La victoire d’Emmanuel Macron donne un coup de vieux à la classe politique en général. En Espagne, l’impact du succès du nouveau président de la République risque de ringardiser les programmes les plus extrêmes. Décryptage.
La nouvelle politique. C’est par ce label que de nombreux responsables publics rêvent d’être reconnus. En Espagne, nombreux sont ceux qui espèrent garder cette étiquette, le plus longtemps possible. Le concept de cette communication est simple. Il s’agit de remplacer le clivage droite-gauche par une nouvelle frontière : les modernes contre la vieille classe politique. La supposée nouvelle politique est toujours plus moderne, plus jeune, plus proche du peuple, moins politicarde qu’une caste vieillie, usée, fatiguée. C’est en tous cas le message qu’essaient de vendre des partis comme la gauche radicale Podemos, les centristes de Ciutadans ou les anarcho-indépendantistes catalans de la Cup qui ont abusé de ce qualificatif en se l’appliquant à eux-mêmes.
Pablo Iglesias, le chef de Podemos, la maire de Barcelone Ada Colau, Anna Gabriel députée de La Cup, Pedro Sanchez, le candidat au primaires socialistes, sont les plus enclins à revendiquer le totem de la nouvelle politique. Un concept qu’ils amalgament avec provocations et coup d’éclats cherchant le buzz médiatique en permanence. Si la sauce médiatique prend à chaque fois, ces leaders politiques pourraient à force provoquer un trop plein qui risque de leur faire perdre leur crédibilité.

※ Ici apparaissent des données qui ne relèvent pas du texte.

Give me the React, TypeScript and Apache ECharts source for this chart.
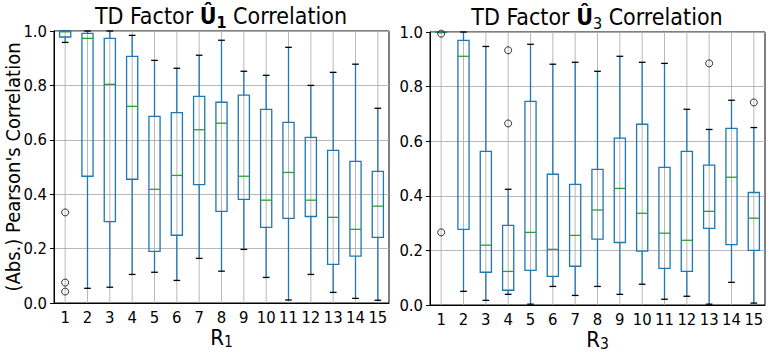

D’autant plus qu’en ce printemps 2017 l’appellation de nouvelle politique est désormais revendiquée par Emmanuel Macron, avec le succès que l’on sait.
Face aux trublions médiatiques qui jouent souvent dans les extrêmes, la nouvelle politique incarnée par Emmanuel Macron offre un visage centriste et policé. La nouvelle politique telle que voulue par Podemos est souvent extrêmement clivante et sous son couvert de vernis moderne, rejoue la partition de la lutte des classes ou la séparation de la société en deux parties : les bons et les mauvais. Autant la prise de pouvoir d’Emmanuel Macron s’est voulue rassembleuse, respectueuse des institutions, au-dessus des clivages, autant les arrivées au pouvoir de partis comme Podemos sont plutôt nerveuses et segmentantes.
A peine arrivée à la mairie de Barcelone Ada Colau par exemple, décidait de retirer le buste du roi Juan Carlosqui était dans la salle de délibération du conseil municipal. L’idée était d’envoyer un message républicain : elle est contre la monarchie. Cependant les manières excessives (mettre le buste dans un vulgaire carton et le scénariser avec de nombreuses photos envoyées dans toutes les rédactions) envoient un signal de désunion très fort.
Pour bousculer la caste de la vieille politique, la modernité brutale de la nouvelle politique espagnole contraste avec les manières d’Emmanuel Macron. Ce dernier durant le débat face à Marine Le Pen est toujours resté stoïque face à la candidate d’extrême-droite flirtant,elle en permanence avec l’insulte. Le chef de Podemos Pablo Iglesias a la réputation de s’exprimer parfois de manière agressive face à ses adversaires. Si le parlement espagnol dans son immenses majorité s’est plaint des sorties des députés de Podemos, cherchant selon certains le buzz à tout prix, ceux-ci estiment qu’ils doivent bousculer la vieille caste politique.
Sur le fond, la modernité de Macron réside en grande partie sur son engagement européen,les chantre du rajeunissement en Espagne ont les plus grandes difficultés à être clairs sur le sujet. Pour le leader de Podemos « cet euro ne nous sert à rien » et alors qu’il était député européen il avait demandé à Bruxelles d’engager pour l’Espagne un processus de sortie de la monnaie unique. La Cup de son côté est très claire : il faut sortir de l’Europe, seul chemin possible pour rendre la Catalogne indépendante.
Et si au final, la nouvelle politique n’existait pas? Si ce n’était qu’un filtre Instagram pour redonner de la fraîcheur à des courants politiques existants depuis des décennies ? De quoi Emmanuel Macron est-il le nom, si ce n’est un mélange de social-démocratie-chrétienne à la sauce néo-libéralisme ? Qu’est-ce que Podemos sinon un mix de néo-communisme, social-démocratie, républicanisme et écologie ? Qu’est-ce que la Cup sinon le mouvement anarchique historique qui agit en Catalogne depuis longtemps ? Comme le disait très justement Edgar Morin, « la vraie nouveauté naît toujours dans le retour aux sources ».